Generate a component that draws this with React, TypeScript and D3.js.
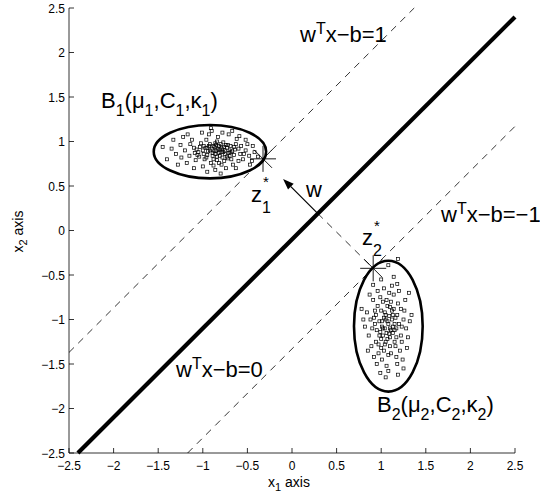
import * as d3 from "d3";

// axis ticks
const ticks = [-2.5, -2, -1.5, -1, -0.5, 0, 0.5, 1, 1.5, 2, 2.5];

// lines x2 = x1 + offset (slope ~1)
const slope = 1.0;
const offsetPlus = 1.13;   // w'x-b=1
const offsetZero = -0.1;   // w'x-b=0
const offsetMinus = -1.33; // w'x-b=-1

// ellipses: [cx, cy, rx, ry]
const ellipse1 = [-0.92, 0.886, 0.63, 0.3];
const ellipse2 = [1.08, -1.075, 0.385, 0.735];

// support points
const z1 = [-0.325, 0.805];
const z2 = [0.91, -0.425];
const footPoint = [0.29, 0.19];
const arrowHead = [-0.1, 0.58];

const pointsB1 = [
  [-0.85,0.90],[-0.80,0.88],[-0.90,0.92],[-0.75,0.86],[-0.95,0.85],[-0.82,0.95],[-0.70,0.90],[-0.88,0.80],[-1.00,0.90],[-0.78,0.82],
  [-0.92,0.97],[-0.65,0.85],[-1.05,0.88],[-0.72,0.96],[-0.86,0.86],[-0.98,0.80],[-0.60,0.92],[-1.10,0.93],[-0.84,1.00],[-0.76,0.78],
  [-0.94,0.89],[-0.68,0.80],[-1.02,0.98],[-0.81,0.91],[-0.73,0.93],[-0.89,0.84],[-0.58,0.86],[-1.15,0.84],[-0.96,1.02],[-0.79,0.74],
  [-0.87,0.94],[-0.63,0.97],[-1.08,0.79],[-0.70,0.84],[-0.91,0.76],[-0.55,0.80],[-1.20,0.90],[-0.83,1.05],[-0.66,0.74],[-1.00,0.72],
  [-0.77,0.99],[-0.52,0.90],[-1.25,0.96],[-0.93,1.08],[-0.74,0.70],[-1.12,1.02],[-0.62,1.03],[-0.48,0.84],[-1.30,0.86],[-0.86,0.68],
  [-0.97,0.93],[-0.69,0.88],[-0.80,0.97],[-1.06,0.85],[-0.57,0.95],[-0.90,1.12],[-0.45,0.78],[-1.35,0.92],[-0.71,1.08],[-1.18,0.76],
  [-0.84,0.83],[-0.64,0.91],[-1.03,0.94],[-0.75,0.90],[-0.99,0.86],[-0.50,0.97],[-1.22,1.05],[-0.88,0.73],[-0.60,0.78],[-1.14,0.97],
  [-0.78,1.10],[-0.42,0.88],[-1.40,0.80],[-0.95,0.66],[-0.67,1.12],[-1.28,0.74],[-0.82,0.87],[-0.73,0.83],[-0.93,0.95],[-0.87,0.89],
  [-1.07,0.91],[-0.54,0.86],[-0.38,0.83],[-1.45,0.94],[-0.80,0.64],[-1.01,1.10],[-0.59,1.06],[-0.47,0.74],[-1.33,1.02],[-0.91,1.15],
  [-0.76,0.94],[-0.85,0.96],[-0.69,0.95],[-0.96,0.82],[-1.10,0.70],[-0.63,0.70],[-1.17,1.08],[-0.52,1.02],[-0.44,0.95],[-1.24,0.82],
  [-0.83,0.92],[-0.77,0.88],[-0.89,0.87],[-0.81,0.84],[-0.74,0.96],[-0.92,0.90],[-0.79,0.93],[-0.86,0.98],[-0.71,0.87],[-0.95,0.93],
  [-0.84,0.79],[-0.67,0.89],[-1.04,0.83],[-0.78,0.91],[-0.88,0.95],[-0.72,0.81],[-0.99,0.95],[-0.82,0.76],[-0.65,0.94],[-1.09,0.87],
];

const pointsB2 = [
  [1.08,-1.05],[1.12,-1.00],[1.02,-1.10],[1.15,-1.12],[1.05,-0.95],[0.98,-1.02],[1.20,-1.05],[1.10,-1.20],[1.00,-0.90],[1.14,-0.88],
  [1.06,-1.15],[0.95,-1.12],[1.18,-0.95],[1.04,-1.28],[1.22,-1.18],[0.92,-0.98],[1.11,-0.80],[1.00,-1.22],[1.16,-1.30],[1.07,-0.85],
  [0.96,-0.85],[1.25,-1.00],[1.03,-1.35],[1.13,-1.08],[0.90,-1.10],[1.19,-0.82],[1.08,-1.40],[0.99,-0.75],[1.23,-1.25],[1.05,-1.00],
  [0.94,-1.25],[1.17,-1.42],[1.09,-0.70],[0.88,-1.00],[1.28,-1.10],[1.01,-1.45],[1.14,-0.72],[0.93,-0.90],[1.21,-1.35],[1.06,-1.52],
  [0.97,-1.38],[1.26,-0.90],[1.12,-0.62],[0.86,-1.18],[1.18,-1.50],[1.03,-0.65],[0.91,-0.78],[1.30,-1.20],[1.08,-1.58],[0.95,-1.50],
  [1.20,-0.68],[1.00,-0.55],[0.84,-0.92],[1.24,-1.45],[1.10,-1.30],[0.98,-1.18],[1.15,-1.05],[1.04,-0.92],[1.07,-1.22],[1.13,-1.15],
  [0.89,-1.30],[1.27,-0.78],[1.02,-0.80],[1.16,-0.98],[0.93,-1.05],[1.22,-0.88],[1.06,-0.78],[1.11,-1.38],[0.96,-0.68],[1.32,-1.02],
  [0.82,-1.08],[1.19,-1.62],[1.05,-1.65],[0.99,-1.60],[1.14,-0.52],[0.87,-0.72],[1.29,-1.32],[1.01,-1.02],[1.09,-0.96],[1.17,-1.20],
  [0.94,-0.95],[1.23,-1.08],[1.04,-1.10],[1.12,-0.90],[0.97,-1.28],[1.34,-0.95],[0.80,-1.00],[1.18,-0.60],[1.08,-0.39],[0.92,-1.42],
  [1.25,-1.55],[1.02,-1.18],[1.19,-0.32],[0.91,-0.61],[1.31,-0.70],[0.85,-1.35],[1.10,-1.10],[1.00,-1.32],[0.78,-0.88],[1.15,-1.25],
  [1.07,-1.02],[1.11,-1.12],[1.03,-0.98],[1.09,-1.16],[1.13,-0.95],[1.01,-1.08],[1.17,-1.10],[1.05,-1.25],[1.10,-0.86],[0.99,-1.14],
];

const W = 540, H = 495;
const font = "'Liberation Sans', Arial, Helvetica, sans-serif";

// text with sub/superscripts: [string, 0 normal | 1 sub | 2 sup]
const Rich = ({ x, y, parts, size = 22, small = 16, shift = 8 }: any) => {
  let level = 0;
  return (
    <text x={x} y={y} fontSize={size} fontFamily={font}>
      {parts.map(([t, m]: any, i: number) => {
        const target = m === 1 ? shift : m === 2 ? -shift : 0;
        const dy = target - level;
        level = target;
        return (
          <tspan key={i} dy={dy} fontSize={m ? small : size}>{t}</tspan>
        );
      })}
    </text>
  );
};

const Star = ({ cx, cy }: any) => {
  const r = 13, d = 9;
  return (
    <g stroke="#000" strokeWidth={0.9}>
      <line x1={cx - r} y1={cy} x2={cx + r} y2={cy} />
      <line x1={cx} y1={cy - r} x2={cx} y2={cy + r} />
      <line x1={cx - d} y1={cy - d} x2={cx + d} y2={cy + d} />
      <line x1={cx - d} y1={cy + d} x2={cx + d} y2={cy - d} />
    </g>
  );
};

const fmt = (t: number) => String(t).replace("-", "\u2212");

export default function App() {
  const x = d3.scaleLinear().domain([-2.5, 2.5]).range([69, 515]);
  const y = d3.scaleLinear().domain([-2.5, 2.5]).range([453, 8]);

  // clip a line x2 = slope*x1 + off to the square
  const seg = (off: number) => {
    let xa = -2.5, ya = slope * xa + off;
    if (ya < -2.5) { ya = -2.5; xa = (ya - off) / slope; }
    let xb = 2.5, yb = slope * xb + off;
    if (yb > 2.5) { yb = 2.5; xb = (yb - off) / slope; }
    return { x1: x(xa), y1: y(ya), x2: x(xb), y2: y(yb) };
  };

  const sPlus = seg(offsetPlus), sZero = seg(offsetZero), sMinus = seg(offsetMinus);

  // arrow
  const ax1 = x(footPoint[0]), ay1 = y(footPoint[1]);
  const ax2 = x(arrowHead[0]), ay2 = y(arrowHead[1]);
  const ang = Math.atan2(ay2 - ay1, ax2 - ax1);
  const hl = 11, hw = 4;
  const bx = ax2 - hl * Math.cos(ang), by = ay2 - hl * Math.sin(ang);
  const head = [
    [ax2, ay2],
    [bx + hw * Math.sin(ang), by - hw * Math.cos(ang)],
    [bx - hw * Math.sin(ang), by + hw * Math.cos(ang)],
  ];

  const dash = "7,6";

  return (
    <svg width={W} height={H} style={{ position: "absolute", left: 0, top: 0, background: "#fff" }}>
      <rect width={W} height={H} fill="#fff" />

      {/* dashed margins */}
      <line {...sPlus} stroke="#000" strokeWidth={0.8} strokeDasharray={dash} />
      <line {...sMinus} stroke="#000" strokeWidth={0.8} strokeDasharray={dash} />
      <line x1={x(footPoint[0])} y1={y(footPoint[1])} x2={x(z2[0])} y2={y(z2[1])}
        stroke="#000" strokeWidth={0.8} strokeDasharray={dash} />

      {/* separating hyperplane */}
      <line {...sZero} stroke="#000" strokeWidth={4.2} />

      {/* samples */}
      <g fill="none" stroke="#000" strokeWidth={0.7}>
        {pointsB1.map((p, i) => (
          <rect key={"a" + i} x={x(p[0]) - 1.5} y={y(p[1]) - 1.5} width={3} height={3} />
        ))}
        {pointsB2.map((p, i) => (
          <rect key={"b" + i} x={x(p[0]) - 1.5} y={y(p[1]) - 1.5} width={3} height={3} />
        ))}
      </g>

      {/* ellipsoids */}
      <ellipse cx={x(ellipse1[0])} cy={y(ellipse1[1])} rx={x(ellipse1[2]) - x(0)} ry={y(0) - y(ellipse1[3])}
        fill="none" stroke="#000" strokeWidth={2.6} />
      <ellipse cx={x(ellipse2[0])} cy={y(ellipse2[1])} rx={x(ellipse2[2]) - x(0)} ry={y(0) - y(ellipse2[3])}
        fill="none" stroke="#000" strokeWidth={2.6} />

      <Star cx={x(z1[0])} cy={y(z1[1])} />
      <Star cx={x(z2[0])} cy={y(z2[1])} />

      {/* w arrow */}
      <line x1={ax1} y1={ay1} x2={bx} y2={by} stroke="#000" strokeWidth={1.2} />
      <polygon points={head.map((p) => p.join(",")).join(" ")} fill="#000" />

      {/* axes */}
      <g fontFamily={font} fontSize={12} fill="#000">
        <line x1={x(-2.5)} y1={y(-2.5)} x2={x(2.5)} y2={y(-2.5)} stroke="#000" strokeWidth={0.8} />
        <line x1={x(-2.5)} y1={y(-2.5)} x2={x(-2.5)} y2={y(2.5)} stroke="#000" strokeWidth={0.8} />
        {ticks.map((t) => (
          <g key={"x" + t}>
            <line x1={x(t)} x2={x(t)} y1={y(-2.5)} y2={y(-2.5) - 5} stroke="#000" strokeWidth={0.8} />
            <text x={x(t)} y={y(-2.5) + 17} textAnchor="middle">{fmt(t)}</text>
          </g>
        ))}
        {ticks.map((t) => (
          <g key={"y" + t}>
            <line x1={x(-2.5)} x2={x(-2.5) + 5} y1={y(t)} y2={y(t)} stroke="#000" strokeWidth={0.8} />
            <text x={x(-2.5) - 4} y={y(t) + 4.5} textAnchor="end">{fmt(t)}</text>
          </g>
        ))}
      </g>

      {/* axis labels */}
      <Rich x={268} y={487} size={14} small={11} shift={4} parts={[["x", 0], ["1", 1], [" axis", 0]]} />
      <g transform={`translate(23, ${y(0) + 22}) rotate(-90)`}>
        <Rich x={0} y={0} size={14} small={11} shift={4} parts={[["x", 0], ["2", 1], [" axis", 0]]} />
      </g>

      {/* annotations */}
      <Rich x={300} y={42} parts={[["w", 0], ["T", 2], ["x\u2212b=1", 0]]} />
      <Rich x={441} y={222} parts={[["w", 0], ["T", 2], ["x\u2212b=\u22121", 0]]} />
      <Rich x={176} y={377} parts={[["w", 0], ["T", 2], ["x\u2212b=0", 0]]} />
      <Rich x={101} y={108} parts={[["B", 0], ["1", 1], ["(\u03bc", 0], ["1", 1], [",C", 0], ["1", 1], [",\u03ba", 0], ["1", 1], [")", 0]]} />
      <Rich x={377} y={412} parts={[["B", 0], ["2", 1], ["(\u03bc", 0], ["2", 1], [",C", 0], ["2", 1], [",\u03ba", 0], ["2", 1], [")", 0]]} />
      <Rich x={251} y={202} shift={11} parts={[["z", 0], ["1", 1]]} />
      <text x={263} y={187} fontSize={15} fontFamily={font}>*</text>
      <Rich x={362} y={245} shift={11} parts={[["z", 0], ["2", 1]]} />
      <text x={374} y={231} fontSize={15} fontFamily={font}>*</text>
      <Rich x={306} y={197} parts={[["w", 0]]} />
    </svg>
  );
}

------------

| The request |
Please extract exactly the lines of the data, from the first through the line containing "1.5, 2, 2.5];", and add no pictures to the copy.

| Solution to the problem |
Generate a component that draws this with React, TypeScript and D3.js.
import * as d3 from "d3";

// axis ticks
const ticks = [-2.5, -2, -1.5, -1, -0.5, 0, 0.5, 1, 1.5, 2, 2.5];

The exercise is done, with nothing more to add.